A misconception is that biodiesel requires engine modifications. It is so similar to petroleum diesel that blends of up to B20 work in any engine with no modification. B100 has the ability to degrade rubber lines and gaskets. These need to be replaced with Viton-made parts.


Due to the renewable energy mandate most No. 2 diesel sold is actually B5.


You should not group a biodiesel blend into the same category as B100. This is the major cause of bad information. In your area there may be blends from B5 to B100 and anything in between.


Biodiesel advantages


Biodiesel has a number of advantages over conventional fuel:

  • High lubricity even in blends with as little as 2%.
  • Energy content between 118,170 and 127,042 Btu per gallon. This is similar to #1 diesel but is slightly less than #2 fuel.
  • A high cetane rating. B100 is a minimum of 50 cetane compared to a national average of 40 cetane for conventional fuel.
  • Reduction in emissions. On newer EPA tier-rated engines, biodiesel provides more efficient conversion of pollutants in exhaust system-based controls.


Good practices


Biodiesel has a natural cleaning action and will remove gunk and varnish from fuel storage facilities, equipment fuel tanks, and the engine’s fuel system.

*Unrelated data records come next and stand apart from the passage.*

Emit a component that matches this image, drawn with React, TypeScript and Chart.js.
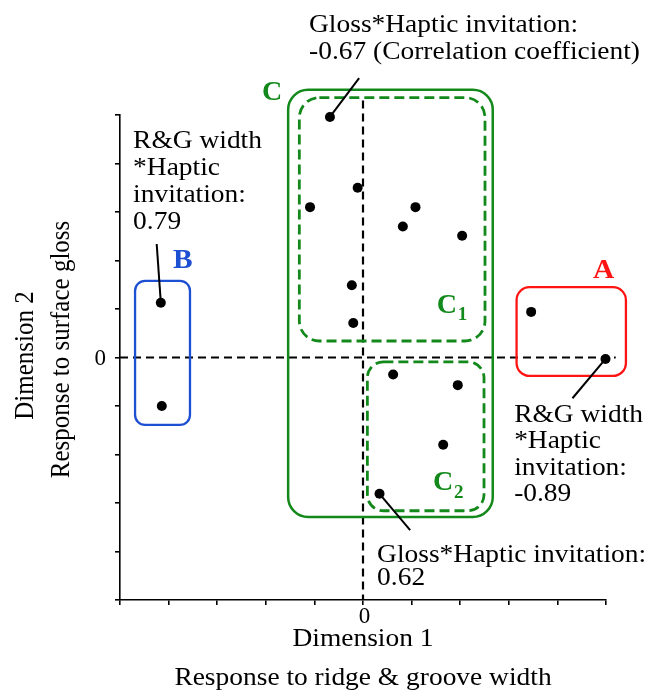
import React, { useEffect, useRef } from 'react';
import { Chart, registerables } from 'chart.js';

Chart.register(...registerables);

// Two-dimensional map of the samples (Dimension 1 vs Dimension 2)
const c1X = [-0.68, -0.11, -1.09, 1.08, 0.82, 2.04, -0.23, -0.2];
const c1Y = [4.96, 3.5, 3.1, 3.1, 2.7, 2.51, 1.49, 0.71];
const c2X = [0.62, 1.95, 1.65, 0.34];
const c2Y = [-0.35, -0.57, -1.8, -2.81];
const bX = [-4.16, -4.14];
const bY = [1.13, -1.0];
const aX = [3.46, 4.99];
const aY = [0.94, -0.03];

const axisMin = -5;
const axisMax = 5;
const zeroTickLabel = '0';

const xTitle = ['Dimension 1', 'Response to ridge & groove width'];
const yTitle = ['Dimension 2', 'Response to surface gloss'];

// Correlation notes
const noteTop = ['Gloss*Haptic invitation:', '-0.67 (Correlation coefficient)'];
const noteB = ['R&G width', '*Haptic', 'invitation:', '0.79'];
const noteA = ['R&G width', '*Haptic', 'invitation:', '-0.89'];
const noteBottom = ['Gloss*Haptic invitation:', '0.62'];

const GREEN = '#12891a';
const BLUE = '#1d4fd2';
const RED = '#ff1414';
const SERIF = '"Liberation Serif", "Times New Roman", serif';
const STRETCH = 1.12;

const toPts = (xs: number[], ys: number[]) => xs.map((x, i) => ({ x, y: ys[i] }));

// Group outlines in data units
const groupBoxes = [
  { x0: -1.54, x1: 2.67, y0: -3.29, y1: 5.52, color: GREEN, dashed: false, r: 20, w: 2.5 },
  { x0: -1.31, x1: 2.51, y0: 0.34, y1: 5.36, color: GREEN, dashed: true, r: 20, w: 2.8 },
  { x0: 0.09, x1: 2.49, y0: -3.16, y1: -0.09, color: GREEN, dashed: true, r: 16, w: 2.8 },
  { x0: -4.69, x1: -3.56, y0: -1.39, y1: 1.58, color: BLUE, dashed: false, r: 10, w: 2.3 },
  { x0: 3.16, x1: 5.41, y0: -0.38, y1: 1.45, color: RED, dashed: false, r: 13, w: 2.3 },
];

// Leader lines from a point to its note
const leaders = [
  { from: [c1X[0], c1Y[0]], to: [-0.08, 5.76] },
  { from: [bX[0], bY[0]], to: [-4.245, 2.34] },
  { from: [aX[1], aY[1]], to: [4.31, -0.84] },
  { from: [c2X[3], c2Y[3]], to: [0.97, -3.56] },
];

function roundRect(ctx: CanvasRenderingContext2D, x: number, y: number, w: number, h: number, r: number) {
  ctx.beginPath();
  ctx.moveTo(x + r, y);
  ctx.lineTo(x + w - r, y);
  ctx.arcTo(x + w, y, x + w, y + r, r);
  ctx.lineTo(x + w, y + h - r);
  ctx.arcTo(x + w, y + h, x + w - r, y + h, r);
  ctx.lineTo(x + r, y + h);
  ctx.arcTo(x, y + h, x, y + h - r, r);
  ctx.lineTo(x, y + r);
  ctx.arcTo(x, y, x + r, y, r);
  ctx.closePath();
}

function text(
  ctx: CanvasRenderingContext2D,
  s: string,
  x: number,
  y: number,
  font: string,
  color = '#000',
  align: CanvasTextAlign = 'left',
  rot = 0,
  stretch = STRETCH,
  baseline: CanvasTextBaseline = 'alphabetic'
) {
  ctx.save();
  ctx.translate(x, y);
  if (rot) {
    ctx.rotate(rot);
    ctx.scale(1, stretch);
  } else {
    ctx.scale(stretch, 1);
  }
  ctx.font = font;
  ctx.fillStyle = color;
  ctx.textAlign = align;
  ctx.textBaseline = baseline;
  ctx.fillText(s, 0, 0);
  ctx.restore();
}

const annotations = {
  id: 'groupAnnotations',
  beforeDatasetsDraw(chart: any) {
    const { ctx } = chart;
    const xs = chart.scales.x;
    const ys = chart.scales.y;
    const px = (v: number) => xs.getPixelForValue(v);
    const py = (v: number) => ys.getPixelForValue(v);

    ctx.save();
    // zero reference lines
    ctx.strokeStyle = '#000';
    ctx.lineWidth = 2.2;
    ctx.setLineDash([8, 5]);
    ctx.beginPath();
    ctx.moveTo(px(axisMin), py(0));
    ctx.lineTo(px(5.2), py(0));
    ctx.moveTo(px(0), py(5.3));
    ctx.lineTo(px(0), py(axisMin));
    ctx.stroke();

    // group outlines
    for (const b of groupBoxes) {
      ctx.strokeStyle = b.color;
      ctx.lineWidth = b.w;
      ctx.setLineDash(b.dashed ? [10, 5] : []);
      const x = px(b.x0);
      const y = py(b.y1);
      roundRect(ctx, x, y, px(b.x1) - x, py(b.y0) - y, b.r);
      ctx.stroke();
    }

    // leader lines
    ctx.setLineDash([]);
    ctx.strokeStyle = '#000';
    ctx.lineWidth = 2;
    for (const l of leaders) {
      ctx.beginPath();
      ctx.moveTo(px(l.from[0]), py(l.from[1]));
      ctx.lineTo(px(l.to[0]), py(l.to[1]));
      ctx.stroke();
    }
    ctx.restore();
  },
  afterDraw(chart: any) {
    const { ctx, chartArea } = chart;
    const xs = chart.scales.x;
    const ys = chart.scales.y;
    const px = (v: number) => xs.getPixelForValue(v);
    const py = (v: number) => ys.getPixelForValue(v);
    const f = `24.5px ${SERIF}`;
    const bold = `bold 28px ${SERIF}`;
    const sub = `bold 19px ${SERIF}`;
    const tickFont = `23px ${SERIF}`;

    // zero tick labels on both axes
    text(ctx, zeroTickLabel, chartArea.left - 14, py(0) + 1.5, tickFont, '#000', 'right', 0, 1.0, 'middle');
    text(ctx, zeroTickLabel, px(0) + 1.5, chartArea.bottom + 17, tickFont, '#000', 'center', 0, 1.0, 'middle');

    const block = (lines: string[], x: number, y: number, step: number) =>
      lines.forEach((s, i) => text(ctx, s, px(x), py(y) + i * step, f));

    block(noteTop, -1.11, 6.72, 27);
    block(noteB, -4.73, 4.31, 27);
    block(noteA, 3.11, -1.32, 26.5);
    block(noteBottom, 0.29, -4.21, 23);

    // group letters
    text(ctx, 'C', px(-2.08), py(5.31), bold, GREEN, 'left', 0, 1.0);
    text(ctx, 'B', px(-3.91), py(1.85), bold, BLUE, 'left', 0, 1.05);
    text(ctx, 'A', px(4.73), py(1.64), bold, RED, 'left', 0, 1.05);
    text(ctx, 'C', px(1.52), py(0.92), bold, GREEN, 'left', 0, 1.0);
    text(ctx, '1', px(1.95), py(0.77), sub, GREEN, 'left', 0, 1.0);
    text(ctx, 'C', px(1.44), py(-2.73), bold, GREEN, 'left', 0, 1.0);
    text(ctx, '2', px(1.87), py(-2.9), sub, GREEN, 'left', 0, 1.0);

    // axis titles
    const cx = (chartArea.left + chartArea.right) / 2;
    text(ctx, xTitle[0], cx, chartArea.bottom + 46, f, '#000', 'center');
    text(ctx, xTitle[1], cx, chartArea.bottom + 85, f, '#000', 'center');
    const cy = (chartArea.top + chartArea.bottom) / 2;
    text(ctx, yTitle[0], chartArea.left - 94, cy - 2, `25px ${SERIF}`, '#000', 'center', -Math.PI / 2, STRETCH, 'middle');
    text(ctx, yTitle[1], chartArea.left - 58, cy - 8, `25px ${SERIF}`, '#000', 'center', -Math.PI / 2, STRETCH, 'middle');
  },
};

export default function App() {
  const canvasRef = useRef<HTMLCanvasElement | null>(null);

  useEffect(() => {
    document.body.style.margin = '0';
    const canvas = canvasRef.current;
    if (!canvas) return;

    const dot = { pointRadius: 5, pointHoverRadius: 5, pointBackgroundColor: '#000', pointBorderWidth: 0, clip: false as any };

    const chart = new Chart(canvas, {
      type: 'scatter',
      data: {
        datasets: [
          { label: 'C1', data: toPts(c1X, c1Y), ...dot },
          { label: 'C2', data: toPts(c2X, c2Y), ...dot },
          { label: 'B', data: toPts(bX, bY), ...dot },
          { label: 'A', data: toPts(aX, aY), ...dot },
        ],
      },
      options: {
        animation: false,
        responsive: true,
        maintainAspectRatio: false,
        layout: { padding: { top: 115, right: 44, left: 0, bottom: 0 } },
        plugins: { legend: { display: false }, tooltip: { enabled: false } },
        events: [],
        scales: {
          x: {
            type: 'linear',
            min: axisMin,
            max: axisMax,
            afterFit: (s: any) => {
              s.height = 90;
            },
            border: { display: true, color: '#000', width: 1.6 },
            grid: { drawOnChartArea: false, drawTicks: true, tickLength: 5, color: '#000', lineWidth: 1.6 },
            ticks: { stepSize: 1, autoSkip: false, maxRotation: 0, callback: () => '' },
          },
          y: {
            type: 'linear',
            min: axisMin,
            max: axisMax,
            afterFit: (s: any) => {
              s.width = 120;
            },
            border: { display: true, color: '#000', width: 1.6 },
            grid: { drawOnChartArea: false, drawTicks: true, tickLength: 5, color: '#000', lineWidth: 1.6 },
            ticks: { stepSize: 1, autoSkip: false, callback: () => '' },
          },
        },
      },
      plugins: [annotations],
    });

    return () => chart.destroy();
  }, []);

  return (
    <div style={{ width: 650, height: 690, position: 'relative', background: '#fff' }}>
      <canvas ref={canvasRef} />
    </div>
  );
}
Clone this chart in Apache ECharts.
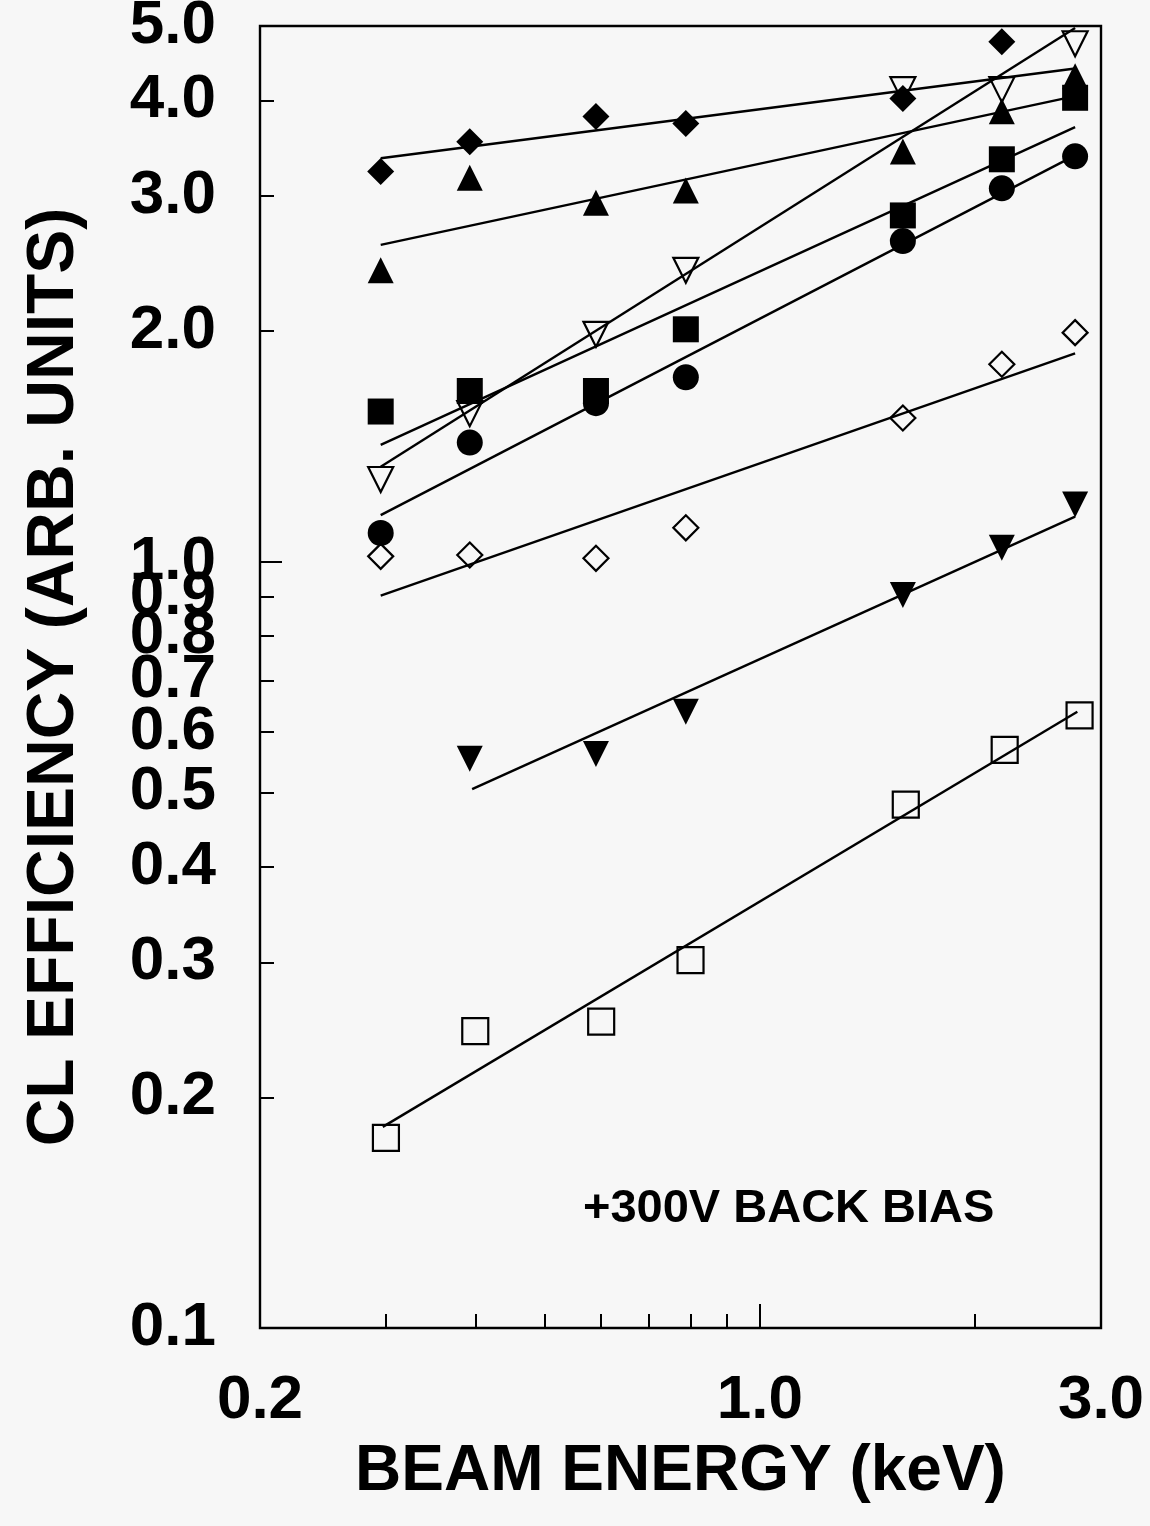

When switching to biodiesel it is best to change all fuel filters (engine and storage tank), and then again at one-half the normal interval. Follow this for two filter changes. Then a normal routine can be employed.


If your on-farm storage tank has a good deal of deposits it would be wise to have it cleaned prior to the delivery of B20 or higher blends.


Biodiesel pitfalls


A pitfall to B100 is that it is too easy to make a poor-quality product. The fuel you purchase must always meet the ASTM standard 6571-12 and needs to be registered in the BQ-9000 Fuel Quality Program. Have the supplier provide proof of meeting these standards.


B20 will cloud and gel at temperatures 10°F warmer than No. 2 petroleum diesel. B100 will gel even sooner. Traditional cold performance additives work just as effectively in biodiesel.


Biodiesel is good for your farm, your engine and America. Use it with pride and confidence!